Environment Security

AWS credentials for KMS access are managed through environment files:

AWS_ACCESS_KEY_ID={{ vault.aws.access_key_id }}
AWS_SECRET_ACCESS_KEY={{ vault.aws.secret_access_key }}
AWS_REGION={{ vault.aws.region }}
  • File permissions: 0600 (owner read/write only)
  • Encrypted at rest in Ansible vault
  • Least privilege IAM policies for KMS access only

Monitoring and Observability

Prometheus Integration

telemetry {
  prometheus_retention_time = "24h"
  usage_gauge_period = "10m"
  maximum_gauge_cardinality = 500
  enable_hostname_label = true
  lease_metrics_epsilon = "1h"
  num_lease_metrics_buckets = 168
  add_lease_metrics_namespace_labels = false
  filter_default = true
  disable_hostname = true
}

Metrics Features:

  • 24-hour retention for operational metrics
  • 10-minute usage gauges for capacity planning
  • Hostname labeling for per-node identification
  • Lease metrics with weekly granularity (168 buckets)
  • Unauthenticated metrics access for Prometheus scraping

Command Line Integration

goldentooth CLI Commands

# Deploy and configure Vault cluster
goldentooth setup_vault

# Rotate TLS certificates
goldentooth rotate_vault_certs

# Edit encrypted secrets
goldentooth edit_vault

Environment Configuration

For Vault CLI operations:

export VAULT_ADDR=https://{{ ipv4_address }}:8200
export VAULT_CLIENT_CERT=/opt/vault/tls/tls.crt
export VAULT_CLIENT_KEY=/opt/vault/tls/tls.key

External Secrets Integration

Kubernetes Integration

The cluster includes External Secrets Operator (v0.9.13) for Kubernetes secrets management:

  • Namespace: external-secrets
  • Management: Argo CD GitOps deployment
  • Integration: Direct Vault API access for secret retrieval
  • Use Cases: Database credentials, API keys, TLS certificates

Directory Structure

/opt/vault/                 # Base directory
├── tls/                   # TLS certificates
│   ├── tls.crt           # Server certificate (Step-CA issued)
│   └── tls.key           # Private key
├── data/                 # Data directory (unused with Consul backend)
└── raft/                 # Raft storage (unused with Consul backend)

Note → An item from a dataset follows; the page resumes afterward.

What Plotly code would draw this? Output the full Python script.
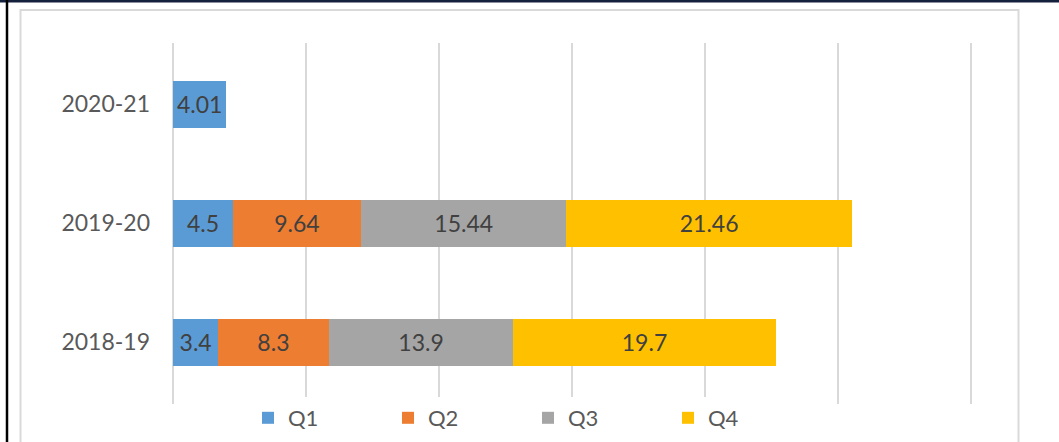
import plotly.graph_objects as go

# Fiscal years (bottom to top) and quarterly values
years = ["2018-19", "2019-20", "2020-21"]
q1 = [3.4, 4.5, 4.01]
q2 = [8.3, 9.64, None]
q3 = [13.9, 15.44, None]
q4 = [19.7, 21.46, None]
quarters = ["Q1", "Q2", "Q3", "Q4"]
series = [q1, q2, q3, q4]
colors = ["#5B9BD5", "#ED7D31", "#A5A5A5", "#FFC000"]

W, H = 1059, 442
L, R, T, B = 173, 84, 43, 38
pw, ph = W - L - R, H - T - B


def px_x(x):
    return (x - L) / pw


def px_y(y):
    return (H - B - y) / ph


fig = go.Figure()
for name, vals, col in zip(quarters, series, colors):
    fig.add_trace(go.Bar(
        y=years, x=vals, name=name, orientation="h",
        marker=dict(color=col, line=dict(width=0)),
        text=[("" if v is None else f"{v:g}") for v in vals],
        textposition="inside", insidetextanchor="middle",
        textangle=0, constraintext="none",
        textfont=dict(family="Lato", size=23, color="#404040"),
        hoverinfo="skip",
    ))

fig.update_layout(
    width=W, height=H,
    margin=dict(l=L, r=R, t=T, b=B, autoexpand=False),
    barmode="stack", bargap=0.605,
    paper_bgcolor="white", plot_bgcolor="white",
    font=dict(family="Lato", color="#595959"),
    xaxis=dict(range=[0, 60.3], dtick=10, showgrid=True, gridcolor="#D9D9D9",
               gridwidth=1.5, zeroline=True, zerolinecolor="#D9D9D9",
               zerolinewidth=1.5, showticklabels=False, showline=False,
               fixedrange=True),
    yaxis=dict(range=[-0.521, 2.513], showgrid=False, zeroline=False,
               showline=False,
               tickfont=dict(family="Lato", size=23, color="#595959"),
               ticklabelstandoff=22, fixedrange=True),
    legend=dict(orientation="h", x=px_x(248), xanchor="left",
                y=px_y(418), yanchor="middle",
                entrywidth=95, entrywidthmode="pixels",
                font=dict(family="Lato", size=22, color="#595959"),
                traceorder="normal"),
    shapes=[
        # inner chart-area frame
        dict(type="rect", xref="paper", yref="paper",
             x0=px_x(20.5), x1=px_x(1018.5), y0=px_y(460), y1=px_y(10),
             line=dict(color="#D9D9D9", width=2), fillcolor="rgba(0,0,0,0)",
             layer="below"),
        # outer border: top and left edges
        dict(type="line", xref="paper", yref="paper",
             x0=px_x(0), x1=px_x(W), y0=px_y(1), y1=px_y(1),
             line=dict(color="#14213D", width=3)),
        dict(type="line", xref="paper", yref="paper",
             x0=px_x(7), x1=px_x(7), y0=px_y(0), y1=px_y(H),
             line=dict(color="#000000", width=2.5)),
    ],
)

fig.write_html("out.html")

/etc/vault.d/              # Configuration directory
├── vault.hcl             # Main configuration
└── vault.env             # Environment variables (AWS credentials)

High Availability and Operations

Cluster Behavior

  • Leader Election: Automatic through Consul backend
  • Split-Brain Protection: Consul quorum requirements
  • Rolling Updates: One node at a time with certificate renewal
  • Disaster Recovery: AWS KMS auto-unsealing enables rapid recovery

Operational Patterns

Health Checks: Consul health checks monitor Vault API availability Service Discovery: vault.service.consul provides load balancing Monitoring: Prometheus metrics for capacity and performance monitoring Logging: systemd journal integration with structured logging

That said, I haven't actually put anything into it yet, so the real test will come when I start using it for secrets management across the cluster infrastructure. The External Secrets integration provides the foundation for Kubernetes secrets management, while the Consul integration enables broader service authentication.